# Diesel off constraint



## WhiteAndBright (Mar 4, 2013)

Just a heads up for anyone that was planning on ordering a diesel that was told that the dealership could not order them Well.... They are now available to order at the dealership, so if you are going to order one jump on it quick as GM is not letting the dealerships order very many.. I am able to only order 2!!


----------



## Merc6 (Jun 8, 2013)

WhiteAndBright said:


> Just a heads up for anyone that was planning on ordering a diesel that was told that the dealership could not order them Well.... They are now available to order at the dealership, so if you are going to order one jump on it quick as GM is not letting the dealerships order very many.. I am able to only order 2!!


May be because there is stock of them sitting.
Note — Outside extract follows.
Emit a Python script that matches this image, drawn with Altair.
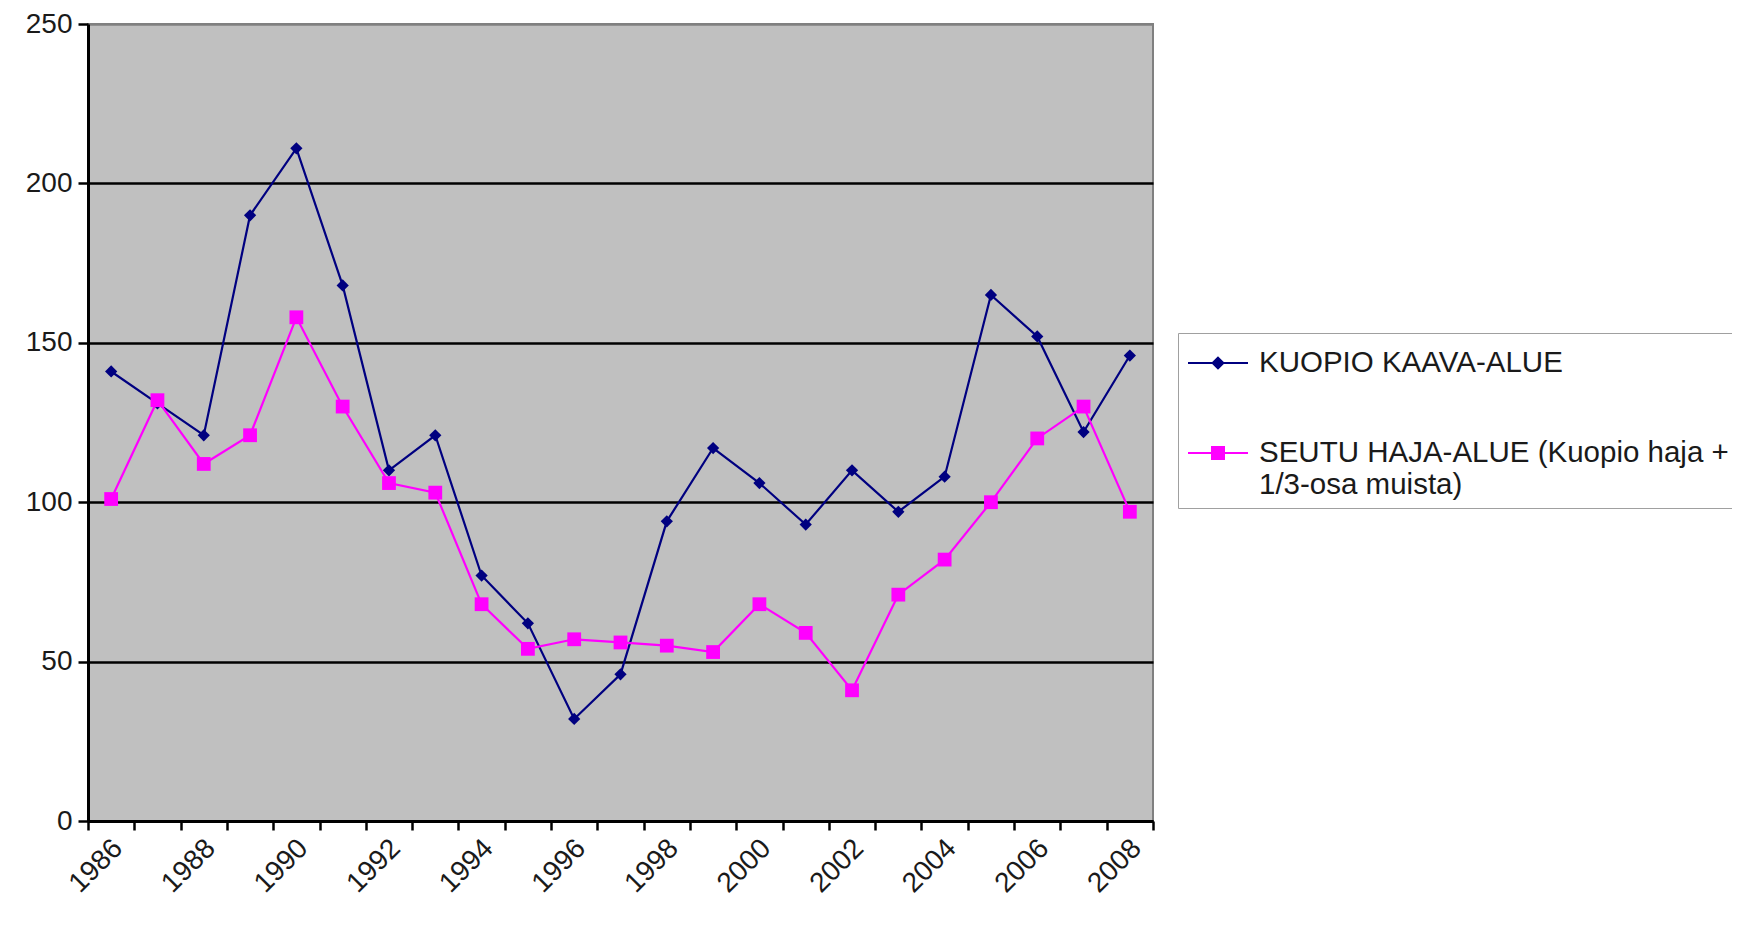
import altair as alt
import pandas as pd

years = [1986, 1987, 1988, 1989, 1990, 1991, 1992, 1993, 1994, 1995, 1996, 1997,
         1998, 1999, 2000, 2001, 2002, 2003, 2004, 2005, 2006, 2007, 2008]
kuopio = [141, 131, 121, 190, 211, 168, 110, 121, 77, 62, 32, 46,
          94, 117, 106, 93, 110, 97, 108, 165, 152, 122, 146]
seutu = [101, 132, 112, 121, 158, 130, 106, 103, 68, 54, 57, 56,
         55, 53, 68, 59, 41, 71, 82, 100, 120, 130, 97]
names = ["KUOPIO KAAVA-ALUE", "SEUTU HAJA-ALUE (Kuopio haja + 1/3-osa muista)"]
colors = ["#000080", "#FF00FF"]
y_ticks = [0, 50, 100, 150, 200, 250]

rows = []
for yr, a, b in zip(years, kuopio, seutu):
    rows.append({"year": yr, "series": names[0], "value": a})
    rows.append({"year": yr, "series": names[1], "value": b})
df = pd.DataFrame(rows)

FONT = "Liberation Sans"
x_tick_values = [y - 0.5 for y in years] + [years[-1] + 0.5]

x_enc = alt.X(
    "year:Q",
    scale=alt.Scale(domain=[years[0] - 0.5, years[-1] + 0.5], nice=False, zero=False),
    axis=alt.Axis(
        values=x_tick_values,
        labelExpr="((datum.value + 0.5) % 2 == 0 && datum.value < 2008) ? '' + (datum.value + 0.5) : ''",
        labelAngle=-45, labelAlign="right", labelBaseline="top",
        labelOffset=20, labelOverlap=False, labelFlush=False,
        labelFontSize=28, labelFont=FONT, labelColor="#1a1a1a", labelPadding=4,
        domainColor="black", domainWidth=3, tickColor="black", tickWidth=2.5, tickSize=9,
        grid=False, title=None,
    ),
)
y_enc = alt.Y(
    "value:Q",
    scale=alt.Scale(domain=[0, 250], nice=False),
    axis=alt.Axis(
        values=y_ticks, labelFontSize=28, labelFont=FONT, labelColor="#1a1a1a",
        labelPadding=6, domainColor="black", domainWidth=3, tickColor="black",
        tickWidth=2.5, tickSize=10, grid=True,
        gridColor={"condition": {"test": "datum.value == 250", "value": "#808080"}, "value": "black"},
        gridWidth=2.5, title=None,
    ),
)

# colour scale for the data marks: domain taken from the data (sorted), no legend
color_nolegend = alt.Color("series:N", scale=alt.Scale(range=colors), legend=None)

leg_paths = [
    "M-1.5,0L1.5,0M0,-0.27L0.27,0L0,0.27L-0.27,0Z",
    "M-1.5,0L1.5,0M-0.3,-0.3L0.3,-0.3L0.3,0.3L-0.3,0.3Z",
]
legend = alt.Legend(
    title=None, orient="none", legendX=1090, legendY=309,
    fillColor="white", strokeColor="#a0a0a0", padding=9,
    labelFontSize=29.5, labelFont=FONT, labelColor="#1a1a1a", labelLimit=700,
    labelExpr="datum.label == 'SEUTU HAJA-ALUE (Kuopio haja + 1/3-osa muista)' ? ['SEUTU HAJA-ALUE (Kuopio haja +', '1/3-osa muista)'] : datum.label",
    symbolSize=1600, symbolStrokeWidth=2, symbolOffset=10, labelOffset=20,
    rowPadding=54, symbolOpacity=1,
)

base = alt.Chart(df)
leg_layer = base.transform_filter("datum.value < 0").mark_point(filled=True, opacity=1).encode(
    x=x_enc, y=y_enc,
    fill=alt.Fill("series:N", scale=alt.Scale(domain=names, range=colors), legend=legend),
    stroke=alt.Stroke("series:N", scale=alt.Scale(domain=names, range=colors), legend=legend),
    shape=alt.Shape("series:N", scale=alt.Scale(domain=names, range=leg_paths), legend=legend),
)
lines = base.mark_line(strokeWidth=2.2).encode(x=x_enc, y=y_enc, color=color_nolegend)
pts_a = base.transform_filter(alt.datum.series == names[0]).mark_point(
    filled=True, shape="diamond", size=150, opacity=1).encode(x=x_enc, y=y_enc, color=color_nolegend)
pts_b = base.transform_filter(alt.datum.series == names[1]).mark_point(
    filled=True, shape="square", size=190, opacity=1).encode(x=x_enc, y=y_enc, color=color_nolegend)

chart = alt.layer(leg_layer, lines, pts_a, pts_b).properties(
    width=1065, height=797,
    background="white",
    autosize=alt.AutoSizeParams(type="none"),
    padding={"left": 80, "top": 16, "right": 579, "bottom": 90},
).configure_view(
    fill="#C0C0C0", stroke="#808080", strokeWidth=2
)

chart.save("out.html", embed_options={"renderer": "svg", "actions": False})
My dealer has like 6 of them hidden in the very far back between volts and malibus. 


Sent from AutoGuide.com App


----------



## DieselMan33 (Oct 13, 2013)

This makes me glad the dealer could locate one for me. I am not sure what I would have done if I had to wait this long. 

Not sure what GM is doing with this car. They are not marketing it at all, have yet to see that commercial that is on eBay around here. 


Sent from AutoGuide.com Free App


----------



## Merc6 (Jun 8, 2013)

DieselMan33 said:


> This makes me glad the dealer could locate one for me. I am not sure what I would have done if I had to wait this long.
> 
> Not sure what GM is doing with this car. They are not marketing it at all, have yet to see that commercial that is on eBay around here.
> 
> ...


The one where they show a dirty car and hold a cloth under the exhaust tip and no soot gets on the cloth when they rev?


Sent from AutoGuide.com App


----------



## Scott M. (Apr 23, 2013)

When I ordered mine back in June my dealer also ordered one for them to put on the lot. I was there for an oil change yesterday and it was still on the lot.


----------



## diesel (Jun 8, 2013)

People don't know about this car yet. I think they would sell in good numbers if the word got out.


----------



## Vetterin (Mar 27, 2011)

I was talking with my salesman last week and he said they are having a hard time selling the Cruze diesel when it is going for $6000 more than a LT. They have 7 on the lot.


----------



## WhiteAndBright (Mar 4, 2013)

Also if anyone does want one let me know and I will order it just as you want so that when you go in to buy there is atleast one on the lot how you would want it.. You would just have to tell the dealer that you are buying it from what dealer "your car" is sitting on and we can trade with them to get you what you want how you want it..


Sent from AutoGuide.com Free App


----------



## DieselMan33 (Oct 13, 2013)

Vetterin said:


> I was talking with my salesman last week and he said they are having a hard time selling the Cruze diesel when it is going for $6000 more than a LT. They have 7 on the lot.


But that's the thing, the target audience isn't the people looking at an LT. 


Sent from AutoGuide.com Free App


----------



## KpaxFAQ (Sep 1, 2013)

DieselMan33 said:


> But that's the thing, the target audience isn't the people looking at an LT.
> 
> 
> Sent from AutoGuide.com Free App


Exactly, I'd never bought a cruze without this option.

Sent from AutoGuide.com Free App


----------



## DieselEnvy (Jun 22, 2013)

> Diesel off constraint


Dang! A day late, and a dollar short for me... J/k. I'm very happy with the one I bought "off the lot". In retrospect, no loss in cancelling my original order.



> Not sure what GM is doing with this car. They are not marketing it at all...


True that... Chevrolet needs to get on the stick. Of course, now that gasoline prices have dropped like a rock, I think the diesel is going to be a tough sell for the mainstream public...


----------



## Merc6 (Jun 8, 2013)

Most the ones I saw were Forest Green. That color really does look nice yet not over the top.


----------



## kmacleod (Oct 15, 2010)

DieselEnvy said:


> True that... Chevrolet needs to get on the stick. Of course, now that gasoline prices have dropped like a rock, I think the diesel is going to be a tough sell for the mainstream public...


With Gas approaching $3.00 in SouthWest Michigan, Diesel has not budged in two months from $3.84. Yikes.

I thought Diesel by now would be somewhere around $3.35..........

Ken


----------